It has been three years since we last posted about those states that have passed laws allowing cemetery trusts to take a unitrust election.  Since then, Arizona, California and Indiana have joined the list.  The movement towards fixed care fund distributions has not caught on as quickly as some thought when the concept was introduced about 10 years ago.  This seems true not only on the state level but also with regard to individual trusts.

While the unitrust election has been available in Missouri for more than ten years, we understand that a small minority of endowed care cemeteries have made the election.  We can think of three possible reasons for the reluctance on the part of cemeteries.  First, small care fund trusts can be difficult to diversify and the trustee will be reluctant to agree to the election.  Second, the election is irrevocable, and cemeteries with large care fund trusts are reluctant to be limited to a 3% fixed distribution.  Third, cemetery operators may not understand the unitrust concept.

A pooled master trust would be the solution to the small trust hurdle, but unlike the Missouri Funeral Trust, there is no state association master care trust.  State funeral director associations have been in the master trust business for decades.  Oddly, only a few state cemetery associations have ventured into the master trust business.  We have always found this perplexing.  For state funeral director associations, their master trust may be the most attractive resource offered to members.  Through the pooling of cemetery trust assets, operators could have the critical mass to obtain investment returns exceeding 3%.

Missouri cemetery operators with large care funds hesitate to bind themselves to a fixed 3% distribution.  While Missouri’s law allows a fixed distribution range of 3% to 5%, both operators and trustees are reluctant to take the 5% election out of a concern that the trust’s return may not cover the 5% year in and year out.  But if a smaller percentage is elected, the state regulator (with the support of the state cemetery association) has taken the position the election is irrevocable and cannot be changed.  In advocating for the unitrust election, Missouri’s cemetery association included language that negated a trustee’s power to adjust principal (and thereby increase the income distribution to the cemetery).  The unitrust election is intended to protect the trustee when balancing the interests of the trust’s income beneficiary and principal beneficiary.  But the Missouri law ignored the fact the cemetery is beneficiary of both the principal and the income.  State regulators advocate for the preservation of principal so that income will be available for future years.  With interest rates near zero, a trust must look to capital gains for income distributions to the cemetery.  If the trust can produce returns in excess of 5%, why not allow the trustee to adjust principal from time to time and make larger distributions.  If a portion of those gains are being accrued, everyone benefits.

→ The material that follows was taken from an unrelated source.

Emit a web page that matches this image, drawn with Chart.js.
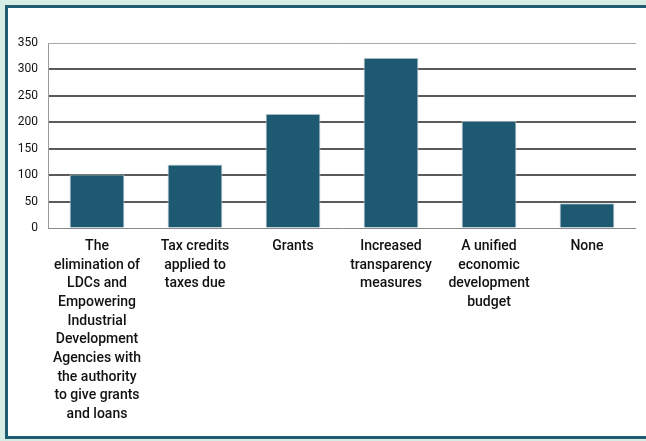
<!DOCTYPE html>
<html>
<head>
<meta charset="utf-8">
<script src="https://cdn.jsdelivr.net/npm/chart.js@4"></script>
<style>
  html, body { margin: 0; padding: 0; width: 646px; height: 441px; overflow: hidden; background: #d8ece6; }
  #frame {
    position: absolute; left: 5px; top: 5px; width: 660px; height: 428px;
    background: #fff; border: 3px solid #1f5d71; border-right: none;
  }
  #wrap { position: absolute; left: 0; top: 0; width: 646px; height: 441px; }
</style>
</head>
<body>
<div id="frame"></div>
<div id="wrap"><canvas id="chart" width="646" height="441"></canvas></div>
<script>
// categories (wrapped as in the original)
var categories = [
  ["The", "elimination of", "LDCs and", "Empowering", "Industrial", "Development", "Agencies with", "the authority", "to give grants", "and loans"],
  ["Tax credits", "applied to", "taxes due"],
  ["Grants"],
  ["Increased", "transparency", "measures"],
  ["A unified", "economic", "development", "budget"],
  ["None"]
];
var responses = [101, 120, 216, 322, 203, 47];
var yTicks = [0, 50, 100, 150, 200, 250, 300, 350];

var labelFont = "Roboto, 'DejaVu Sans Condensed', sans-serif";

var ctx = document.getElementById("chart").getContext("2d");
var chart = new Chart(ctx, {
  type: "bar",
  data: {
    labels: categories,
    datasets: [
      {
        label: "Responses",
        data: responses,
        backgroundColor: "#1d5a72",
        borderColor: "#c6d1d6",
        borderWidth: 1,
        barPercentage: 0.8,
        categoryPercentage: 0.7
      }
    ]
  },
  options: {
    responsive: false,
    animation: false,
    layout: { padding: { top: 43, right: 10, left: 0, bottom: 0 } },
    plugins: {
      legend: { display: false },
      tooltip: { enabled: false }
    },
    scales: {
      x: {
        grid: { display: false, drawTicks: false },
        border: { display: false },
        ticks: {
          color: "#111",
          padding: 9,
          maxRotation: 0,
          autoSkip: false,
          font: { family: labelFont, size: 14, weight: "500", lineHeight: 1.336 }
        },
        afterFit: function(scale) { scale.height = 213; }
      },
      y: {
        min: 0,
        max: 350,
        afterBuildTicks: function(scale) {
          scale.ticks = yTicks.map(function(v) { return { value: v }; });
        },
        grid: {
          drawTicks: false,
          color: function(c) {
            if (c.tick.value === 350) return "#a8a8a8";
            if (c.tick.value === 0) return "#8a8a8a";
            return "#5a5a5a";
          },
          lineWidth: function(c) {
            return (c.tick.value === 350 || c.tick.value === 0) ? 1 : 2;
          }
        },
        border: { display: true, color: "#9a9a9a", width: 1 },
        ticks: {
          color: "#111",
          padding: 10,
          font: { family: labelFont, size: 12 }
        },
        afterFit: function(scale) { scale.width = 48; }
      }
    }
  }
});
</script>
</body>
</html>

We have advised several cemetery clients on the advantage of taking Missouri’s unitrust election.  Almost all were confused by that section of Chapter 214.  Rather than take a straight forward approach, Section 214.330 incorporates from other sections of Missouri trust code with caveats.  As a result, no one seems to agree on how the Missouri unitrust election works.  With that ambiguity, cemetery operators and trustees both tend to avoid the election.

We anticipate that some of these same hurdles exist in the other states that have adopted the unitrust election for cemeteries.  Small trusts are not capable of getting a sufficient return.  The law isn’t sufficiently flexible for swings in investment returns.  (We also once thought that the Virginia law provided the flexibility to address operators’ concerns about missing out on large trust returns.  But, that flexibility was negated when subsequent to the law’s passage the Virginia Cemetery Board defined trust income to exclude capital gains. )  And, operators and regulators need to find a common voice in recommending the election to cemeteries.